• _Requirement_
Copy the data precisely, character for character, and leave out every picture.

# Start of Given information

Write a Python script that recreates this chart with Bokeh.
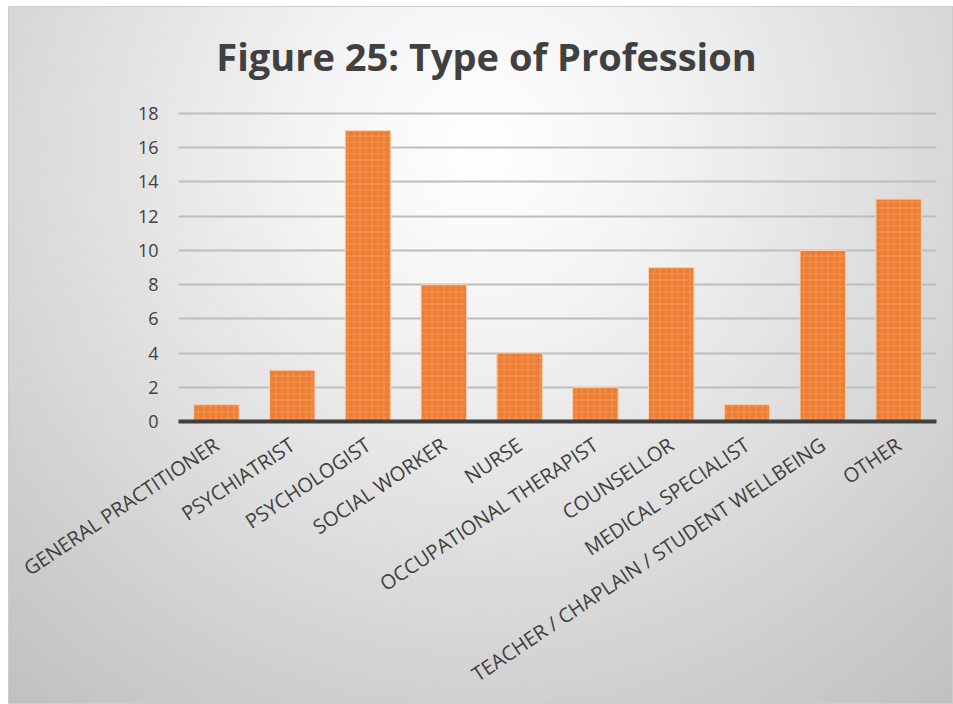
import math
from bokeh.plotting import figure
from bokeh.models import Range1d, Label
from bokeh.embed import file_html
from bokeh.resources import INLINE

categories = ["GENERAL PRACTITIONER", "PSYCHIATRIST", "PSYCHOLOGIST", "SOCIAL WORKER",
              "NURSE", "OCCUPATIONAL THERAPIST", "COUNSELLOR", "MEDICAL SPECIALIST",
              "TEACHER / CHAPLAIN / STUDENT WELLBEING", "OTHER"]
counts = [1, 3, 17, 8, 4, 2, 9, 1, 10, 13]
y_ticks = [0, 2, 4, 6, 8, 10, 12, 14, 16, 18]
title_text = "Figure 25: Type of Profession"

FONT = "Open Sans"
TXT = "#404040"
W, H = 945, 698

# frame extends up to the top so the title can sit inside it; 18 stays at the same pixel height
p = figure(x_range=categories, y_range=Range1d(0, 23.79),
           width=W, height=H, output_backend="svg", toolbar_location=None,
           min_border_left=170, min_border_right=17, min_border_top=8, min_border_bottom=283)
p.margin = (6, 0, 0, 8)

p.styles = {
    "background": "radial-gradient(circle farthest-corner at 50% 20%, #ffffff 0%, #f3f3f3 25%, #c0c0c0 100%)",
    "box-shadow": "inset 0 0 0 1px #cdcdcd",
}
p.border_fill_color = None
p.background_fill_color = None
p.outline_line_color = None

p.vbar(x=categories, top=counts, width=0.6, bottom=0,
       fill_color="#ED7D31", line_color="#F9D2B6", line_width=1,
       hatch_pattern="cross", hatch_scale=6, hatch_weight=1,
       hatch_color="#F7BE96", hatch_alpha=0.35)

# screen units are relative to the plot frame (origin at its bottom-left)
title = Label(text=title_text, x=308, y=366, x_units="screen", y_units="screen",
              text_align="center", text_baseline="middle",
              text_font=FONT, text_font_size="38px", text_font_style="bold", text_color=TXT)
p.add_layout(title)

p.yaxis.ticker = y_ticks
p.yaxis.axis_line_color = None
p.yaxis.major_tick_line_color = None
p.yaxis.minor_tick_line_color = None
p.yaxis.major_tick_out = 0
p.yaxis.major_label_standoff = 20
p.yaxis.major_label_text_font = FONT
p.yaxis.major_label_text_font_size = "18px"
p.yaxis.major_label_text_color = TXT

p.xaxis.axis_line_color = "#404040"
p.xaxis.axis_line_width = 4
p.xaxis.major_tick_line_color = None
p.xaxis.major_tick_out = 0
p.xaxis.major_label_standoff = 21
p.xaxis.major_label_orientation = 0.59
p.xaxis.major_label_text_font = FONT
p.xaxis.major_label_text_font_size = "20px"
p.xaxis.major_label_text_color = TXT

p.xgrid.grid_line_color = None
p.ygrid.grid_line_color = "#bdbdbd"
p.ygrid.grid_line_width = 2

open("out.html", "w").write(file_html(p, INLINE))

# End of Given information

• _Output below_
Write a Python script that recreates this chart with Bokeh.
import math
from bokeh.plotting import figure
from bokeh.models import Range1d, Label
from bokeh.embed import file_html
from bokeh.resources import INLINE

categories = ["GENERAL PRACTITIONER", "PSYCHIATRIST", "PSYCHOLOGIST", "SOCIAL WORKER",
              "NURSE", "OCCUPATIONAL THERAPIST", "COUNSELLOR", "MEDICAL SPECIALIST",
              "TEACHER / CHAPLAIN / STUDENT WELLBEING", "OTHER"]
counts = [1, 3, 17, 8, 4, 2, 9, 1, 10, 13]
y_ticks = [0, 2, 4, 6, 8, 10, 12, 14, 16, 18]
title_text = "Figure 25: Type of Profession"

FONT = "Open Sans"
TXT = "#404040"
W, H = 945, 698

# frame extends up to the top so the title can sit inside it; 18 stays at the same pixel height
p = figure(x_range=categories, y_range=Range1d(0, 23.79),
           width=W, height=H, output_backend="svg", toolbar_location=None,
           min_border_left=170, min_border_right=17, min_border_top=8, min_border_bottom=283)
p.margin = (6, 0, 0, 8)

p.styles = {
    "background": "radial-gradient(circle farthest-corner at 50% 20%, #ffffff 0%, #f3f3f3 25%, #c0c0c0 100%)",
    "box-shadow": "inset 0 0 0 1px #cdcdcd",
}
p.border_fill_color = None
p.background_fill_color = None
p.outline_line_color = None

p.vbar(x=categories, top=counts, width=0.6, bottom=0,
       fill_color="#ED7D31", line_color="#F9D2B6", line_width=1,
       hatch_pattern="cross", hatch_scale=6, hatch_weight=1,
       hatch_color="#F7BE96", hatch_alpha=0.35)

# screen units are relative to the plot frame (origin at its bottom-left)
title = Label(text=title_text, x=308, y=366, x_units="screen", y_units="screen",
              text_align="center", text_baseline="middle",
              text_font=FONT, text_font_size="38px", text_font_style="bold", text_color=TXT)
p.add_layout(title)

p.yaxis.ticker = y_ticks
p.yaxis.axis_line_color = None
p.yaxis.major_tick_line_color = None
p.yaxis.minor_tick_line_color = None
p.yaxis.major_tick_out = 0
p.yaxis.major_label_standoff = 20
p.yaxis.major_label_text_font = FONT
p.yaxis.major_label_text_font_size = "18px"
p.yaxis.major_label_text_color = TXT

p.xaxis.axis_line_color = "#404040"
p.xaxis.axis_line_width = 4
p.xaxis.major_tick_line_color = None
p.xaxis.major_tick_out = 0
p.xaxis.major_label_standoff = 21
p.xaxis.major_label_orientation = 0.59
p.xaxis.major_label_text_font = FONT
p.xaxis.major_label_text_font_size = "20px"
p.xaxis.major_label_text_color = TXT

p.xgrid.grid_line_color = None
p.ygrid.grid_line_color = "#bdbdbd"
p.ygrid.grid_line_width = 2

open("out.html", "w").write(file_html(p, INLINE))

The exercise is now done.